Ustedes me perdonarán, pero hoy me pongo grave y trivial a un tiempo.
Son tantos los publicistas, los polemistas, los ideólogos, los pendencieros que dicen obrar como historiadores…
Hay que precisar qué es y para qué sirve un historiador. Después, ustedes verán qué hacen y a quiénes leen.
La historia es lo sucedido y la investigación sobre lo sucedido. Es el proceso de lo acaecido y la averiguación de lo acaecido. Es tanto el objeto como la pesquisa.
Según nos dijo Georges Dumézil, etimológicamente historiador viene de histor, que en el griego clásico significaba el que ve, el que sabe, el que cuenta porque sabe.
En principio, el historiador es testigo, aquel que observa o escucha lo que ocurre frente a él: aquel que por obtener esa información de primera mano sabe lo que pasa y puede relatarlo.
Sin embargo, ya en la Grecia clásica, el historiador se empeña en otra tarea: además de ser testimonio de su presente, necesita valerse de otros.
Necesita valerse de otros testigos que le proporcionen información de lo que él, precisamente, no ha podido ver ni escuchar.
Hay una guerra y el historiador es una especie de cronista que afina su observación para retener los hechos sucedidos que él ha podido distinguir.
Ahora bien, como no posee el don de la ubicuidad, tiene que valerse al final de otros testimonios que le detallen.
Es decir, más allá de sí mismo, el cronista necesita fuentes de información que le suministren lo que él no sabe.
Pero estos testimonios más o menos abundantes no tienen por qué ser coincidentes. Más aún, esos testigos que el historiador recolecta suelen ser contradictorios.
¿Qué hacer? Acopiar el mayor número de fuentes contrastando las versiones y, en la medida de lo posible, cotejar la veracidad y la corrección de sus datos.
Esto es, el historiador no sólo suma testimonios, sino que, además, examina su calidad informativa.
Ese historiador no sólo reúne datos del presente, sino que, además, se ve obligado a remontarse a un pasado más o menos distante.
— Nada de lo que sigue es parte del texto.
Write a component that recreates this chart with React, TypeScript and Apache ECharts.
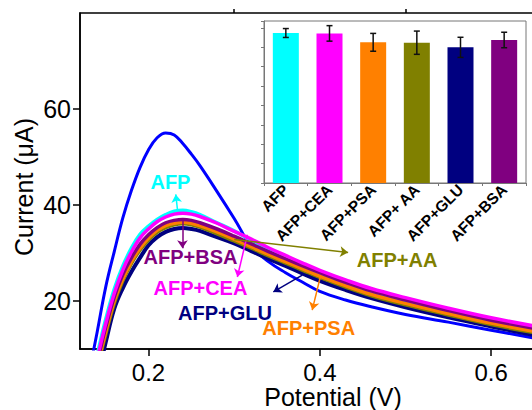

Es decir, el historiador no sólo hace crónica del ahora, sino que, además, rastrea lo que ya no está, ese pasado siempre sepulto que sólo se conserva en testimonios materiales o personales, en documentos que son, igualmente, versiones de las cosas ocurridas en otro tiempo.
Es entonces cuando se cumple de verdad su tarea: se vale de fuentes que le remiten a otras épocas, a otras sociedades.
Pero esos documentos, que suelen albergarse en los archivos, están escritos con una cultura a la que no pertenece por entero, en una estación que no es la propia.
Por eso, la tarea del historiador se asemeja a una traducción: debe trasladar una suma de referencias a unos lectores cuyos conocimientos o valores no son los de los antepasados.
En eso se basa la historia, justamente: en adentrarse en un espacio desconocido cuyas únicas señales convencionales son textos que han de ser interpretados, llenos de supuestos o de un sentido común que no son los nuestros.
De algún modo, aunque los documentos que consulta estén en el mismo idioma que él emplea, el historiador traduce.
Ha de recrear el sentido, ha de transportar no sólo la expresión, sino también las representaciones que en los textos encuentra, los usos de quienes los escribieron, los hábitos de aquellos predecesores, las vivencias a veces indecibles que allí se condensaron.
Si me permiten la metáfora, podríamos decir que en los documentos del pasado hay una resonancia polifónica, voces innumerables que se consuman y que el historiador recrea.
Pero el historiador no busca la fuente según le convenga, no selecciona arbitrariamente lo que le confirma, no descarta lo que le contraría.
El historiador, aquel que es cuidadoso con las mañas refinadas de su oficio, somete sus ideas previas al contraste con los documentos y establece una especie de diálogo crítico con los testimonios.
¿Difícil? ¿Fatigoso? ¿Y quién dijo que investigar la historia era sencillo y que podía hacerse expeditivamente?
Sólo los polemistas y los revisionistas de pacotilla lo piensan.
Por nuestra parte, los historiadores invertimos meses, qué digo meses, años de nuestra vida en componer un puzzle pretérito que es, ahora sí, un juego de paciencia.